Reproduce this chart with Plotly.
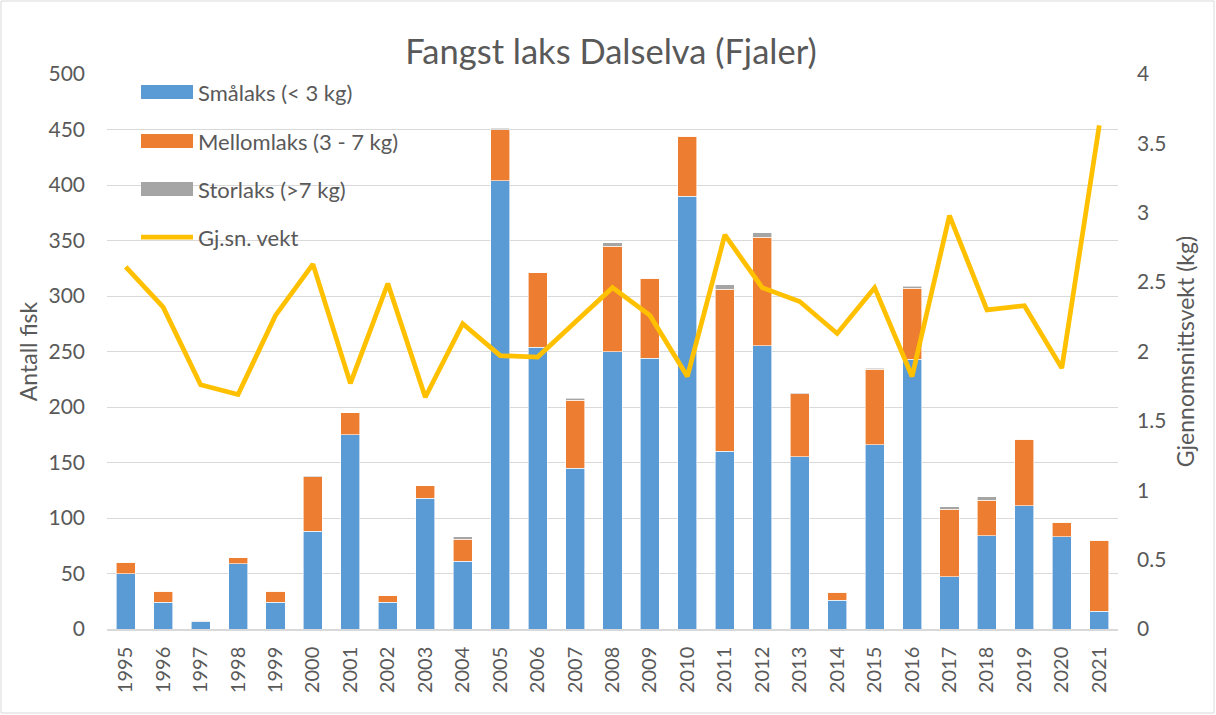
import plotly.graph_objects as go

# Catch data per year
years = [str(y) for y in range(1995, 2022)]
smalaks = [50, 24, 7, 59, 24, 88, 175, 24, 118, 61, 404, 254, 145, 250, 244,
           390, 160, 255, 155, 26, 166, 243, 47, 84, 111, 83, 16]
mellomlaks = [10, 10, 1, 5, 10, 49, 20, 6, 11, 20, 46, 67, 61, 95, 72,
              54, 146, 98, 57, 7, 68, 64, 61, 32, 60, 13, 64]
storlaks = [0, 0, 0, 0, 0, 1, 0, 0, 0, 2, 1, 0, 2, 3, 0,
            0, 4, 4, 1, 0, 1, 2, 2, 3, 0, 0, 0]
snittvekt = [2.61, 2.32, 1.76, 1.69, 2.26, 2.63, 1.77, 2.49, 1.67, 2.20, 1.97,
             1.96, 2.21, 2.46, 2.26, 1.82, 2.84, 2.46, 2.36, 2.13, 2.46, 1.82,
             2.98, 2.30, 2.33, 1.88, 3.63]

names = ["Smålaks (< 3 kg)", "Mellomlaks (3 - 7 kg)", "Storlaks (>7 kg)", "Gj.sn. vekt"]
colors = ["#5B9BD5", "#ED7D31", "#A5A5A5", "#FFC000"]

FONT = "Lato"
TXT = "#595959"

fig = go.Figure()
for vals, name, col in zip([smalaks, mellomlaks, storlaks], names[:3], colors[:3]):
    fig.add_trace(go.Bar(
        x=years, y=vals, name=name,
        marker=dict(color=col, line=dict(color="white", width=0.6)),
        showlegend=False,
    ))

fig.add_trace(go.Scatter(
    x=years, y=snittvekt, name=names[3], yaxis="y2", mode="lines",
    line=dict(color=colors[3], width=4.75),
    showlegend=False,
))

# Legend drawn by hand (wide swatches, stacked at top-left of the plot)
W, L, R, T, B = 1216, 107, 98, 74, 86
pw = W - L - R
ph = 715 - T - B


def px_x(px):
    return (px - L) / pw


def px_y(py):
    return (715 - B - py) / ph


shapes = []
annotations = []
legend_rows = [92, 141, 189, 237]
for i, (name, col) in enumerate(zip(names, colors)):
    yc = legend_rows[i]
    if i < 3:
        shapes.append(dict(type="rect", xref="paper", yref="paper",
                           x0=px_x(141), x1=px_x(193), y0=px_y(yc + 7), y1=px_y(yc - 7),
                           fillcolor=col, line=dict(width=0), layer="above"))
    else:
        shapes.append(dict(type="line", xref="paper", yref="paper",
                           x0=px_x(141), x1=px_x(193), y0=px_y(yc), y1=px_y(yc),
                           line=dict(color=col, width=4.75), layer="above"))
    annotations.append(dict(text=name, xref="paper", yref="paper",
                            x=px_x(196), y=px_y(yc), xanchor="left", yanchor="middle",
                            showarrow=False, font=dict(family=FONT, size=22, color=TXT)))

# Outer chart border
shapes.append(dict(type="rect", xref="paper", yref="paper",
                   x0=px_x(1), x1=px_x(1214), y0=px_y(713), y1=px_y(1),
                   line=dict(color="#D9D9D9", width=1), fillcolor="rgba(0,0,0,0)"))

fig.update_layout(
    width=W, height=715,
    margin=dict(l=L, r=R, t=T, b=B),
    paper_bgcolor="white", plot_bgcolor="white",
    barmode="stack", bargap=0.49,
    font=dict(family=FONT, color=TXT),
    title=dict(text="Fangst laks Dalselva (Fjaler)", x=611 / W, xanchor="center",
               y=1 - 52 / 715, yanchor="middle",
               font=dict(family=FONT, size=34.5, color=TXT)),
    xaxis=dict(type="category", range=[-0.5, 26.5], tickangle=-90,
               tickfont=dict(size=20, color=TXT), showgrid=False,
               showline=True, linecolor="#D9D9D9", linewidth=1.5,
               ticks="", ticklabelstandoff=8),
    yaxis=dict(range=[0, 500], dtick=50, showgrid=True, gridcolor="#D9D9D9",
               gridwidth=1, zeroline=False, showline=False, ticks="",
               tickfont=dict(size=21, color=TXT), ticklabelstandoff=21,
               title=dict(text="Antall fisk", font=dict(size=23, color=TXT), standoff=4)),
    yaxis2=dict(range=[0, 4], dtick=0.5, overlaying="y", side="right",
                showgrid=False, zeroline=False, showline=False, ticks="",
                tickfont=dict(size=21, color=TXT), ticklabelstandoff=18,
                title=dict(text="Gjennomsnittsvekt (kg)", font=dict(size=23, color=TXT),
                           standoff=12)),
    shapes=shapes,
    annotations=annotations,
)

fig.write_html("out.html")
====
• **What the task requires**:
The listing above must be printed again exactly, minus its pictures.

• **Result of the exercise**:
Reproduce this chart with Plotly.
import plotly.graph_objects as go

# Catch data per year
years = [str(y) for y in range(1995, 2022)]
smalaks = [50, 24, 7, 59, 24, 88, 175, 24, 118, 61, 404, 254, 145, 250, 244,
           390, 160, 255, 155, 26, 166, 243, 47, 84, 111, 83, 16]
mellomlaks = [10, 10, 1, 5, 10, 49, 20, 6, 11, 20, 46, 67, 61, 95, 72,
              54, 146, 98, 57, 7, 68, 64, 61, 32, 60, 13, 64]
storlaks = [0, 0, 0, 0, 0, 1, 0, 0, 0, 2, 1, 0, 2, 3, 0,
            0, 4, 4, 1, 0, 1, 2, 2, 3, 0, 0, 0]
snittvekt = [2.61, 2.32, 1.76, 1.69, 2.26, 2.63, 1.77, 2.49, 1.67, 2.20, 1.97,
             1.96, 2.21, 2.46, 2.26, 1.82, 2.84, 2.46, 2.36, 2.13, 2.46, 1.82,
             2.98, 2.30, 2.33, 1.88, 3.63]

names = ["Smålaks (< 3 kg)", "Mellomlaks (3 - 7 kg)", "Storlaks (>7 kg)", "Gj.sn. vekt"]
colors = ["#5B9BD5", "#ED7D31", "#A5A5A5", "#FFC000"]

FONT = "Lato"
TXT = "#595959"

fig = go.Figure()
for vals, name, col in zip([smalaks, mellomlaks, storlaks], names[:3], colors[:3]):
    fig.add_trace(go.Bar(
        x=years, y=vals, name=name,
        marker=dict(color=col, line=dict(color="white", width=0.6)),
        showlegend=False,
    ))

fig.add_trace(go.Scatter(
    x=years, y=snittvekt, name=names[3], yaxis="y2", mode="lines",
    line=dict(color=colors[3], width=4.75),
    showlegend=False,
))

# Legend drawn by hand (wide swatches, stacked at top-left of the plot)
W, L, R, T, B = 1216, 107, 98, 74, 86
pw = W - L - R
ph = 715 - T - B


def px_x(px):
    return (px - L) / pw


def px_y(py):
    return (715 - B - py) / ph


shapes = []
annotations = []
legend_rows = [92, 141, 189, 237]
for i, (name, col) in enumerate(zip(names, colors)):
    yc = legend_rows[i]
    if i < 3:
        shapes.append(dict(type="rect", xref="paper", yref="paper",
                           x0=px_x(141), x1=px_x(193), y0=px_y(yc + 7), y1=px_y(yc - 7),
                           fillcolor=col, line=dict(width=0), layer="above"))
    else:
        shapes.append(dict(type="line", xref="paper", yref="paper",
                           x0=px_x(141), x1=px_x(193), y0=px_y(yc), y1=px_y(yc),
                           line=dict(color=col, width=4.75), layer="above"))
    annotations.append(dict(text=name, xref="paper", yref="paper",
                            x=px_x(196), y=px_y(yc), xanchor="left", yanchor="middle",
                            showarrow=False, font=dict(family=FONT, size=22, color=TXT)))

# Outer chart border
shapes.append(dict(type="rect", xref="paper", yref="paper",
                   x0=px_x(1), x1=px_x(1214), y0=px_y(713), y1=px_y(1),
                   line=dict(color="#D9D9D9", width=1), fillcolor="rgba(0,0,0,0)"))

fig.update_layout(
    width=W, height=715,
    margin=dict(l=L, r=R, t=T, b=B),
    paper_bgcolor="white", plot_bgcolor="white",
    barmode="stack", bargap=0.49,
    font=dict(family=FONT, color=TXT),
    title=dict(text="Fangst laks Dalselva (Fjaler)", x=611 / W, xanchor="center",
               y=1 - 52 / 715, yanchor="middle",
               font=dict(family=FONT, size=34.5, color=TXT)),
    xaxis=dict(type="category", range=[-0.5, 26.5], tickangle=-90,
               tickfont=dict(size=20, color=TXT), showgrid=False,
               showline=True, linecolor="#D9D9D9", linewidth=1.5,
               ticks="", ticklabelstandoff=8),
    yaxis=dict(range=[0, 500], dtick=50, showgrid=True, gridcolor="#D9D9D9",
               gridwidth=1, zeroline=False, showline=False, ticks="",
               tickfont=dict(size=21, color=TXT), ticklabelstandoff=21,
               title=dict(text="Antall fisk", font=dict(size=23, color=TXT), standoff=4)),
    yaxis2=dict(range=[0, 4], dtick=0.5, overlaying="y", side="right",
                showgrid=False, zeroline=False, showline=False, ticks="",
                tickfont=dict(size=21, color=TXT), ticklabelstandoff=18,
                title=dict(text="Gjennomsnittsvekt (kg)", font=dict(size=23, color=TXT),
                           standoff=12)),
    shapes=shapes,
    annotations=annotations,
)

fig.write_html("out.html")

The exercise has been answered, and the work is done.